Enfin, la dernière période (1610-1680) est celle du régime de l’édit de Nantes dans le royaume, et c’est le temps d’un renouveau dans cet espace, alors que l’on constate au contraire un effacement (voire une disparition) à Genève et dans le Refuge. La poésie peut devenir un des « divertissements » pour les jeunes proposants (étudiants en théologie) lorsque s’établissent les académies en France. Se pose toutefois la question de l’arrêt de la production de vers lorsque le proposant devient pasteur, ce qui est le cas dans plusieurs exemples. Pourtant, le lien entre « salons et consistoires » est établi et analysé, en prenant compte de la surveillance des autorités ecclésiastiques. On voit alors des figures importantes du monde pastoral (Philippe Vincent, Moïse Amyraut) ou bien connues des historiens justement pour leurs écrits (Philippe Le Noir de Crevain, Laurent Drelincourt). C’est à cette époque aussi que l’on peut suivre des pasteurs qui cherchent à se positionner dans un champ littéraire naissant avec l’émergence du statut d’auteur.
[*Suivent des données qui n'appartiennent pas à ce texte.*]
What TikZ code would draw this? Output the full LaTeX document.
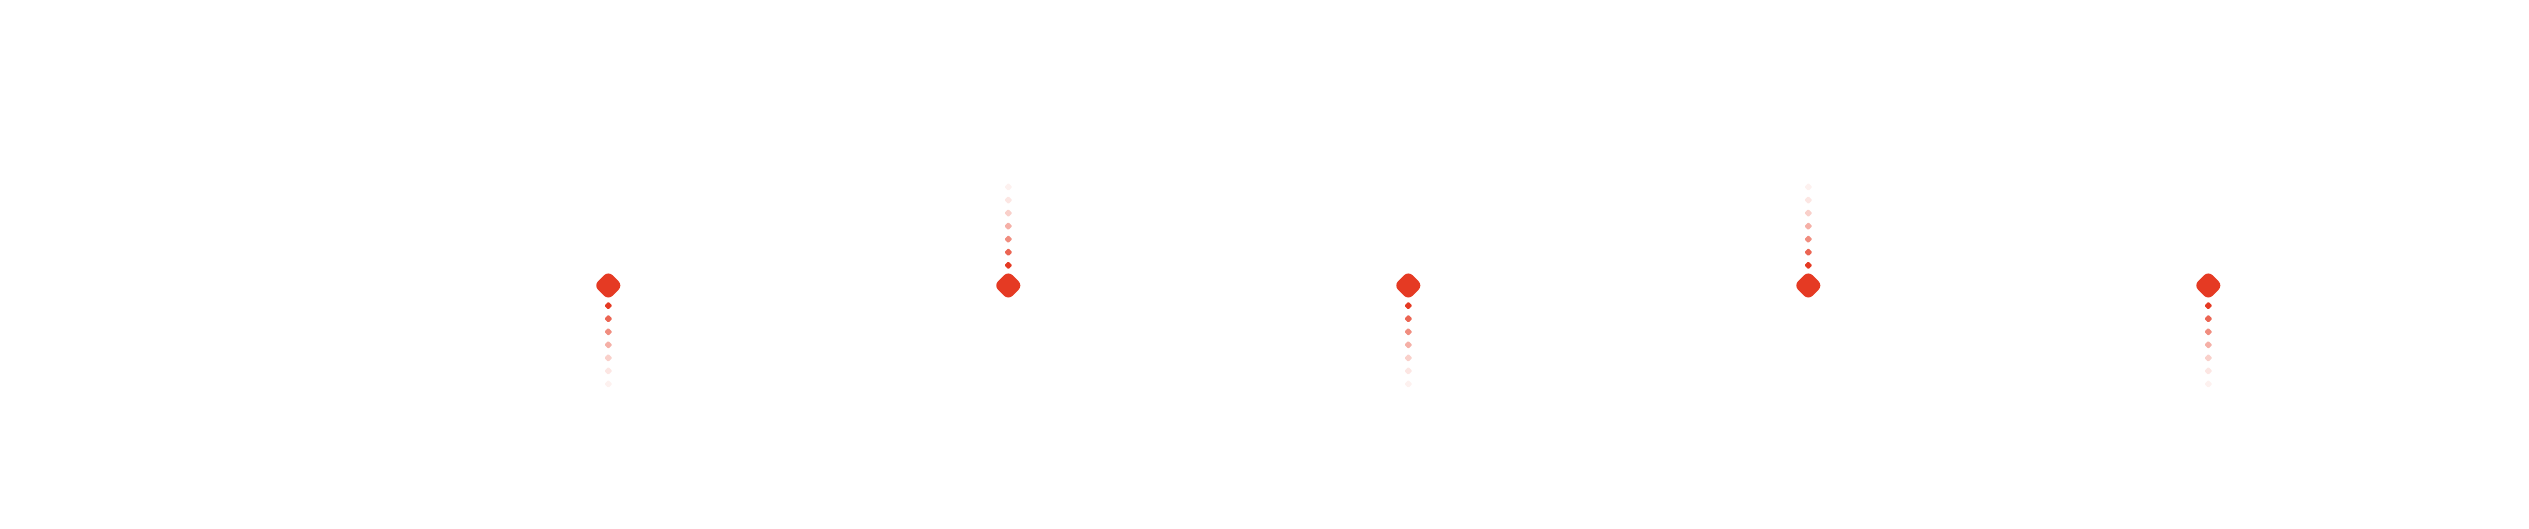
\documentclass[tikz,border=0pt]{standalone}
\usepackage{tikz}
\usetikzlibrary{calc}
\definecolor{cinnabar}{RGB}{229,58,35}

\begin{document}
\begin{tikzpicture}[x=1pt,y=1pt,
	bigmark/.style={fill=cinnabar, rectangle, rotate=45, rounded corners=6pt, minimum size=20.5pt, inner sep=0pt},
	smolmark/.style={fill=cinnabar, rectangle, rotate=45, rounded corners=1pt, minimum size=5.6pt, inner sep=0pt}]
	\def\gap{400}
	\def\dotstep{13.05}
	\def\midline{243.5}

	\useasboundingbox (0,0) rectangle (2529,529);

	% big marks, trails alternate down / up
	\foreach \k/\dir in {1/-1,2/1,3/-1,4/1,5/-1} {
		\node[bigmark] (m\k) at ({608.3+\gap*(\k-1)},\midline) {};
		\foreach \i/\op in {1/1,2/.78,3/.58,4/.4,5/.24,6/.13,7/.07}
			\node[smolmark, opacity=\op] (m\k-\i) at ($(m\k)+(0,{\dir*(20.2+\dotstep*(\i-1))})$) {};
	}
\end{tikzpicture}
\end{document}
Le cas développé dans le dernier chapitre, celui du très controversé et sulfureux Alexandre Morus, est révélateur de la porosité et de la redéfinition des limites entre le pastoral et le littéraire, autour des notions de crédit et de carrière.

L’épilogue révèle bien la pertinence d’une des thèses de Julien Goeury : en effet, avec Jean de Labadie, on assiste à un retour à la production de vers, mais surtout à partir du moment où il rompt avec les Églises établies pour en fonder une. Le lien entre écriture poétique et travail d’établissement des communautés semble donc bien se confirmer…

Même s’il est toujours difficile de généraliser à partir de quelques individus constituant une petite minorité de tous les pasteurs francophones de l’époque moderne, les apports de cet ouvrage à l’histoire sociale et culturelle des pasteurs sont réels, notamment par l’étude de la (dé)connexion entre l’identité de ministre et celle d’écrivain ou de poète.